User freedom (n.)

I talk a lot about user freedom, but have never explained what that actually means. The more I think about user freedom as a term, the less certain I am about what it is. This makes it hard to define. My thoughts on user freedom are the synthesis of about ten years, first thinking about the Good behind developmental models enabled by open source through to today, where I think about the philosophical implications of traffic lights.

I think I picked up the term from Christopher Lemmer Webber and it’s become integral to how I think and talk about free software and it’s value to society.

User freedom is based in the idea that we have fundamental rights (I’ll use the UN’s Universal Declaration of Human Rights as my metric*) and that these extend to the digital spaces we inhabit. In order to protect these in a world ruled by software, in order to see them in practice, we need the opportunity (and freedom) to use, examine, modify, and share this software. Software freedom is what happens when our software affords us these freedoms. Free and open source software is the software embodying the spirit of software freedom.

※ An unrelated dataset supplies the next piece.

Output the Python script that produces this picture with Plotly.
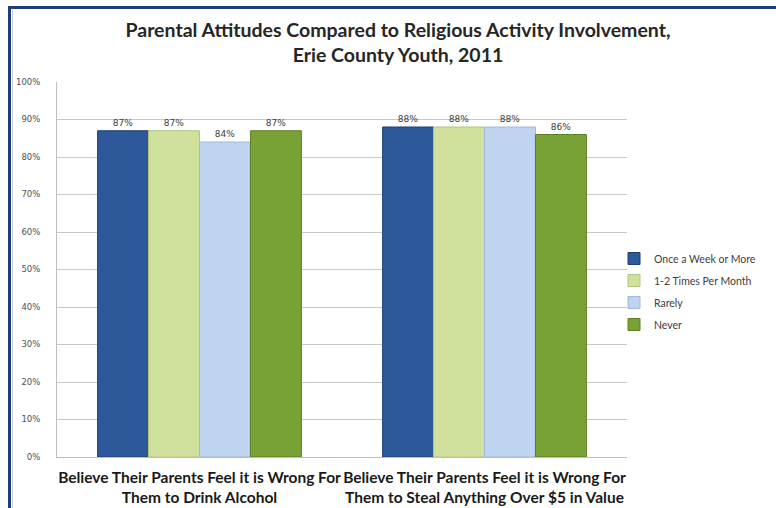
import plotly.graph_objects as go

categories = [
    "Believe Their Parents Feel it is Wrong For<br>Them to Drink Alcohol",
    "Believe Their Parents Feel it is Wrong For<br>Them to Steal Anything Over $5 in Value",
]
series_names = ["Once a Week or More", "1-2 Times Per Month", "Rarely", "Never"]
once_a_week = [87, 88]
one_two_month = [87, 88]
rarely = [84, 88]
never = [87, 86]
y_ticks = [0, 10, 20, 30, 40, 50, 60, 70, 80, 90, 100]

series_values = [once_a_week, one_two_month, rarely, never]
fills = ["#2d5899", "#cfe19c", "#bed4f0", "#78a236"]
edges = ["#1e3f75", "#b2c57c", "#a2b9d8", "#5b7f22"]

fig = go.Figure()
for i, (name, vals, fc, ec) in enumerate(zip(series_names, series_values, fills, edges)):
    fig.add_trace(go.Bar(
        name=name,
        legendgroup=f"g{i}",
        x=categories,
        y=vals,
        marker=dict(color=fc, line=dict(color=ec, width=1)),
        text=[f"{v}%" for v in vals],
        textposition="outside",
        cliponaxis=False,
        textfont=dict(family="DejaVu Sans", size=9, color="#404040"),
    ))

# plot area spans x 57..627, y 82..457 in pixels
L, R, T, B = 57, 149, 82, 51
W, H = 776 - L - R, 508 - T - B

def px(x):
    return (x - L) / W

def py(y):
    return (508 - B - y) / H

fig.update_layout(
    width=776,
    height=508,
    margin=dict(l=L, r=R, t=T, b=B, autoexpand=False),
    paper_bgcolor="white",
    plot_bgcolor="white",
    barmode="group",
    bargap=0.285,
    bargroupgap=0.0,
    title=dict(
        text="Parental Attitudes Compared to Religious Activity Involvement,<br>Erie County Youth, 2011",
        x=px(398), xanchor="center", xref="paper",
        y=1 - 37 / 508, yanchor="middle",
        font=dict(family="Lato", size=19.5, color="#262626", weight="bold"),
    ),
    legend=dict(
        x=px(614), xanchor="left",
        y=py(244), yanchor="top",
        font=dict(family="Lato", size=10.5, color="#404040"),
        itemwidth=30,
        traceorder="grouped",
        tracegroupgap=3,
        bgcolor="rgba(0,0,0,0)",
    ),
    xaxis=dict(
        showgrid=False,
        showline=True,
        linecolor="#bfbfbf",
        linewidth=1,
        ticks="",
        tickangle=0,
        ticklabelstandoff=6,
        tickfont=dict(family="Lato", size=15.5, color="#1a1a1a", weight="bold"),
    ),
    yaxis=dict(
        range=[0, 100],
        tickvals=y_ticks,
        ticktext=[f"{t}%" for t in y_ticks],
        showgrid=True,
        gridcolor="#c8c8c8",
        gridwidth=1,
        showline=True,
        linecolor="#bfbfbf",
        zeroline=False,
        ticks="",
        ticklabelstandoff=14,
        tickfont=dict(family="DejaVu Sans", size=8.5, color="#505050"),
    ),
    showlegend=True,
)

# frame around the figure: top and left rules
fig.add_shape(type="line", xref="paper", yref="paper",
              x0=px(8), x1=px(776), y0=py(7.5), y1=py(7.5),
              line=dict(color="#1f3d7a", width=3))
fig.add_shape(type="line", xref="paper", yref="paper",
              x0=px(9.5), x1=px(9.5), y0=py(6), y1=py(508),
              line=dict(color="#1f3d7a", width=3))
fig.add_shape(type="line", xref="paper", yref="paper",
              x0=px(12.5), x1=px(12.5), y0=py(10), y1=py(508),
              line=dict(color="#c9d3e3", width=1))

fig.write_html("out.html")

Software freedom is also necessary to ensure our rights in the physical world. Let’s take Article 10 as an example.

Everyone is entitled in full equality to a fair and public hearing by an independent and impartial tribunal, in the determination of his rights and obligations and of any criminal charge against him.

There is so much thoroughly opaque proprietary software in and around legal matters. This includes software people are choosing to use, like Case Management Software; software is used to gather and manage data and evidence being used against someone and sometimes this evidence isn’t even accessible to those being charged unless they pay licensing and access fees; breathalyzers are little more than small computers that have been subject to tampering since 1988; in Patent 10049419 “Motorola patents a robocop autonomous car that breathalyzes, mirandizes you, calls your lawyer and collects your bail”; and facial recognition technology is available and being used and tested by governments.

The right to a fair and public hearing also extends to digital spaces, your actions there, and your digital life. Your digital activities are monitored, cataloged, and treated with equal judgment as those in physical spaces.

User freedom is important to different people for different reasons. For me, the most important reason ties into the freedom to study software. I think user consent — consent to interacting with technology. Unless software is free, unless we can study it, we cannot understand it, and when we cannot understand something we don’t fully have the autonomy to consent.**

I said a lot of words, but failed to provide a concise definition to user freedom largely because I lack a concise definition. User freedom is the freedom we need to protect, for which we use software freedom and free software, though it extends far beyond those two critical components. User freedom is itself a tool used to uphold and defend human rights when applied to computing technologies. User freedom creates the possibility for knowledge, which gives us autonomy and consent.

* This idea is shared with Chris Webber.
** I’d like to attribute my ideas around autonomy and consent to Dr. Holly Andersen.